There was the “1-Spot”, the smallest of the three and used to shunt in the mill yard; “the mid-sized “2-Spot” was used on the smaller lines in the bush, feeding loaded flatcars out to the larger “3-Spot”. 

This locomotive made the long hauls to the mill, sometimes with twenty-five or more loaded flatcars with a capacity of 50,000 pounds each and fitted with the most modern air brakes. The Shays were not as fast as the C.P.R. locomotives but were excellent for the more hilly terrain as they were geared very low. Otis Staples was willing to break the rules of the time and invest in machinery that would get the job done efficiently and well.

Otis Staples’ Railway along the St. Mary’s River with a solid yield – Image courtesy of the Columbia Basin Institute of Regional History

Alf Erickson and Harry Robichaud were engineer and conductor in 1907, and Harry Caldwell and Dick Moore of Cranbrook were on the tail end for many years. Charlie Quick, when not engineering, was on the front end, and later Frank Charter took over that position until the mill closed. DeVere Hunt and C. Knocke also worked the log trains.

As the Otis Staples Lumber Company grew, its tracks sprawled out. George James gives a good description: “Their first logging camp was not so far from Kimberley on the McGinty Road. Camps two and three were in the Cherry Creek District; Camp four was at Meadowbrook, while Camp five was near Pighin’s Ranch on Luke Creek. Then they moved top Perry Creek for Camp six, then to Camp seven which was on the Concentrator Tailings Pond site. To get a change of scenery, they moved out to Cherry Creek again. Near the famous Trestle Bridge was Camp eight. The next Camp, nine, where all the modern improvements took place, was located at Springbrook near Pete Woods Ranch.” The Trestle Bridge that George James mentions, built by the Staples concern, was a hundred feet long and seventy feet high.

Building the Otis Staples Lumber Company’s railroads was not without danger. One incident in 1925 illustrates this dramatically. 

Near Camp one, eight workers were engaged in grading some new track. Carl Oscar Olafson was getting ready to blow up a stump in the way of the new track when inexplicably, a box of some twenty or thirty sticks of dynamite exploded, mutilating the unfortunate man. 

Olafson was well known as a good and careful workman, and no cause of the explosion was determined. The Kimberley Press of July 2, 1925, recorded: “… the foreman, Lee Johnson, made a stretcher to take the unfortunate man to Camp. 

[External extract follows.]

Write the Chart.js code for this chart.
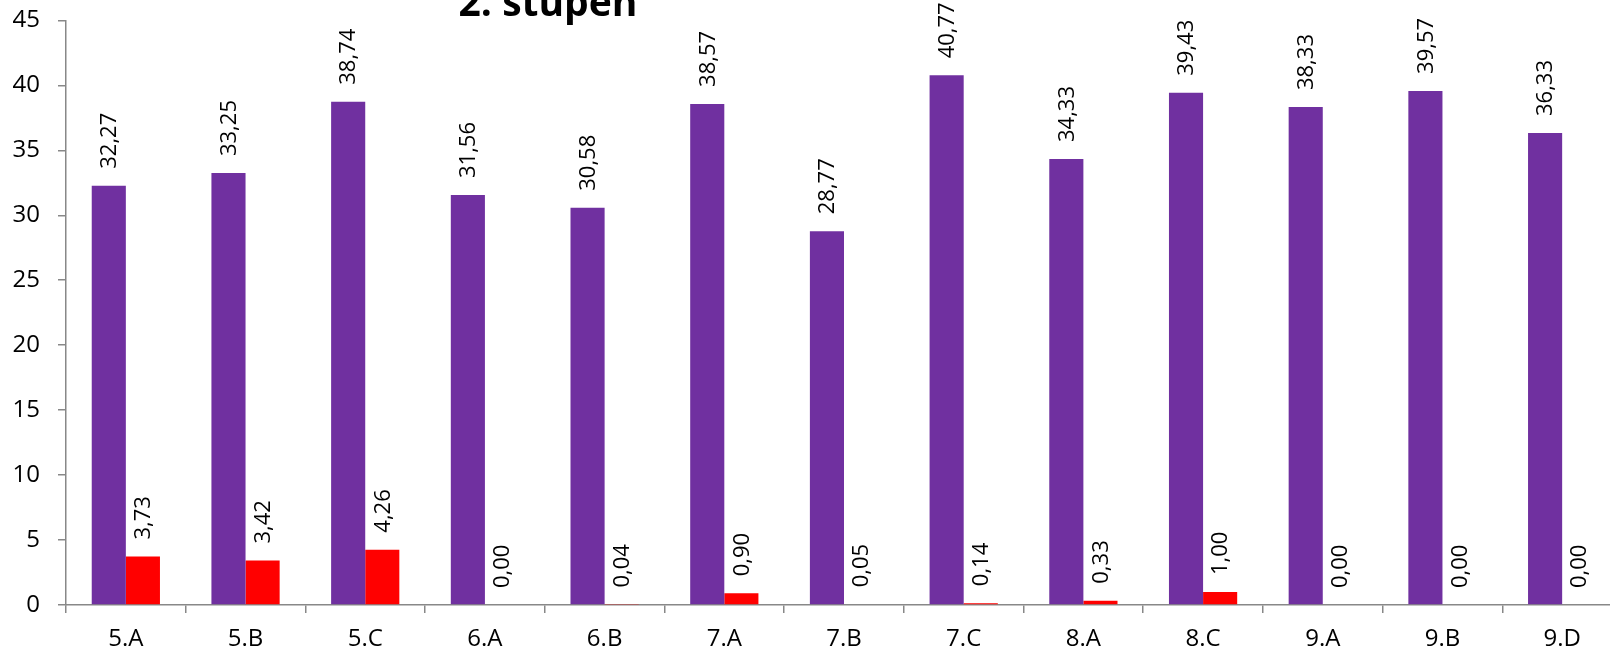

Though in a frightful condition, the accident victim was conscious all the time and asked for water and wished to be allowed to die. He passed away supported by his companions, who did all they could to relieve his suffering.”  

Work was hard and dangerous, and several men were injured in the construction of this large enterprise.

The Otis Staples Lumber Company, using its far-reaching railroad system, cut wood in this area for almost thirty years and they were one of the largest employers in the Cranbrook/Kimberley area. After the mill closed in 1929, it is thought that the locomotives and cars were harvested as scrap for the war effort of World War II.